Ok, that's a limitation. What about the other ones you described? I wrote a bunch of sandboxed app, and it's good enough for a document based app (when working on a single document).
How exactly is that a problem? You can open an open file dialog that is in the user's home directory and you can even select ".bash_profile" for them. All they have to do is click "OK" to start editing it. This gives them the security that your app can't just go and erase or overwrite or add malicious stuff to their .bash_profile without their consent, which seems like a really good idea!
Which is a good thing for most users, just not the power users that would potentially want their editor to open ~/.bash_profile (although the downside is that if they were allowed to do so, they could do so silently as well... which is the problem Apple is trying to solve for).
I'm a bit confused - if I explicitly want my text editor to open ~/.bash_profile, then I need to tell it that, which I would do through the Open dialog for GUI apps (or as a command line parameter for command line apps); and if I don't explicitly want to do so, then it probably shouldn't be opening it behind my back.

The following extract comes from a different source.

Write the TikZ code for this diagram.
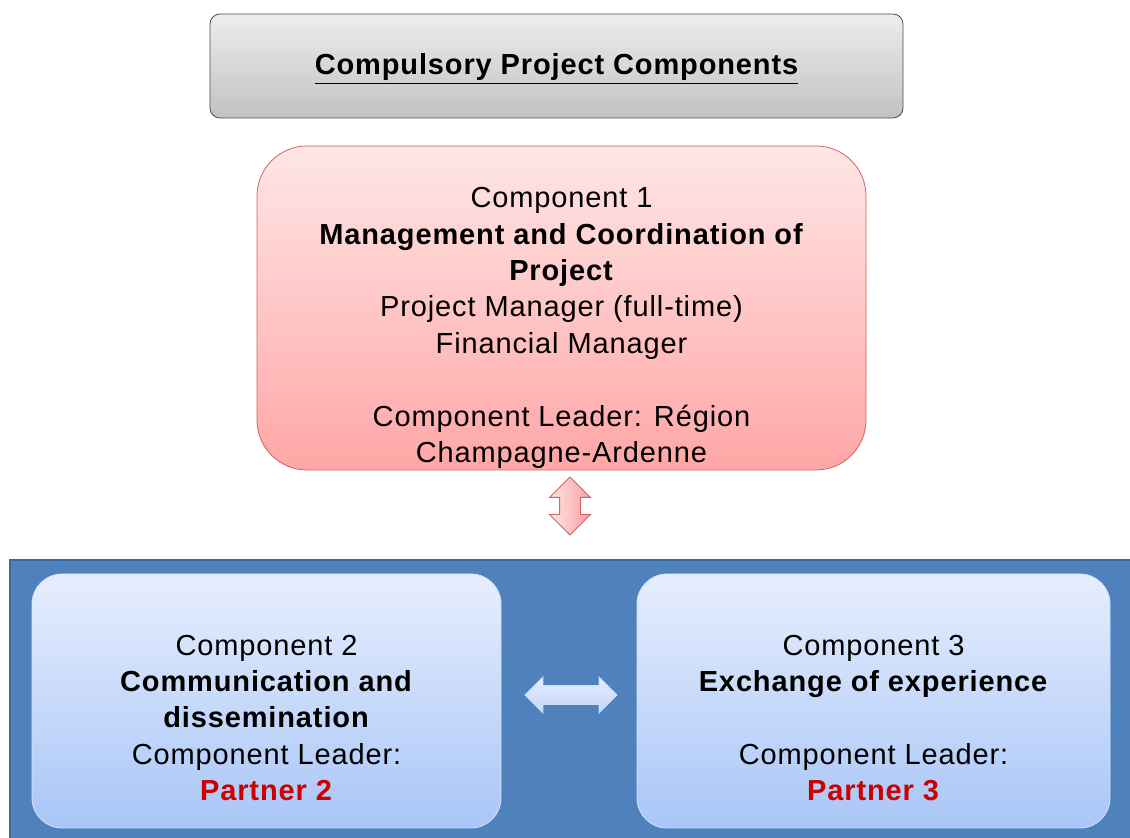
\documentclass[tikz,border=0pt]{standalone}
\usepackage{fontspec}
\setmainfont[LetterSpace=3]{Liberation Sans}
\usetikzlibrary{
  positioning,
  shapes.arrows,
}
\definecolor{panelblue}{HTML}{4F81BD}
\definecolor{panelline}{HTML}{3A6AA0}
\definecolor{redtop}{HTML}{FFE6E6}
\definecolor{redbottom}{HTML}{FFA6A6}
\definecolor{redline}{HTML}{D06262}
\definecolor{bluetop}{HTML}{E6EEFD}
\definecolor{bluebottom}{HTML}{A9C6F7}
\definecolor{partnerred}{HTML}{CC0000}
\tikzset{
  boxtext/.style={align=center, inner sep=0pt,
    font=\fontsize{14.5}{18.2}\selectfont},
  titlebox/.style={draw=black!70, rounded corners=5pt,
    top color=black!7, bottom color=black!24,
    minimum width=346.5pt, minimum height=52pt,
    font=\fontsize{14.5}{17}\selectfont\bfseries},
  redbox/.style={draw=redline, rounded corners=25pt,
    top color=redtop, bottom color=redbottom,
    minimum width=304.5pt, minimum height=162pt},
  bluebox/.style={draw=bluetop!70!bluebottom, rounded corners=15pt,
    top color=bluetop, bottom color=bluebottom,
    minimum height=127pt},
}

\begin{document}
\begin{tikzpicture}[x=0.5pt,y=-0.5pt]

        \useasboundingbox (0,0) rectangle (1130,838);

        % blue panel behind the two lower components
        \fill [panelblue] (10,560) rectangle (1130,838);
        \draw [panelline, line width=1pt] (10,838) -- (10,560) -- (1130,560);

        \node [titlebox, text depth=2pt] (title) at (556.5,66)
              {\underline{Compulsory Project Components}};

        \node [redbox] (comp1) at (561.5,308) {};
        \node [boxtext] (comp1text) at (561.5,328)
              {Component 1\\
               \textbf{Management and Coordination of}\\
               \textbf{Project}\\
               Project Manager (full-time)\\
               Financial Manager\\[18.2pt]
               Component Leader: Région\\
               Champagne-Ardenne};

        \node [bluebox, minimum width=234.5pt] (comp2) at (266.5,701) {};
        \node [boxtext] (comp2text) at (266.5,718)
              {Component 2\\
               \textbf{Communication and}\\
               \textbf{dissemination}\\
               Component Leader:\\
               {\color{partnerred}\textbf{Partner 2}}};

        \node [bluebox, minimum width=236.5pt] (comp3) at (873.5,701) {};
        \node [boxtext] (comp3text) at (873.5,718)
              {Component 3\\
               \textbf{Exchange of experience}\\[18.2pt]
               Component Leader:\\
               {\color{partnerred}\textbf{Partner 3}}};

        % double arrows between the components
        \node [double arrow, rotate=90, draw=redline, shading angle=90,
               left color=redtop, right color=redbottom!90!redline,
               minimum height=29pt, minimum width=20pt,
               inner xsep=0pt, inner ysep=5pt,
               double arrow head extend=5pt]
              (updown) at (570,506) {};

        \node [double arrow, draw=bluetop!60!bluebottom,
               top color=bluetop, bottom color=bluetop!40!bluebottom,
               minimum height=46pt, minimum width=17.5pt,
               inner xsep=0pt, inner ysep=4.5pt,
               double arrow head extend=4.25pt]
              (leftright) at (571,695) {};

\end{tikzpicture}
\end{document}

This sandboxing would be a problem with editors that naturally work with multi-file projects (e.g. an IDE where you'd want to open a whole Java project of linked files), but in the text editor scenario this limitation seems to make sense.
I think you might be thinking of the reasonable sandbox we wish we had, not the one we have.
https://daisydiskapp.com/manual/4/en/Topics/Editions.html
(Apple's own apps do not have to follow the rules that third-party apps do.)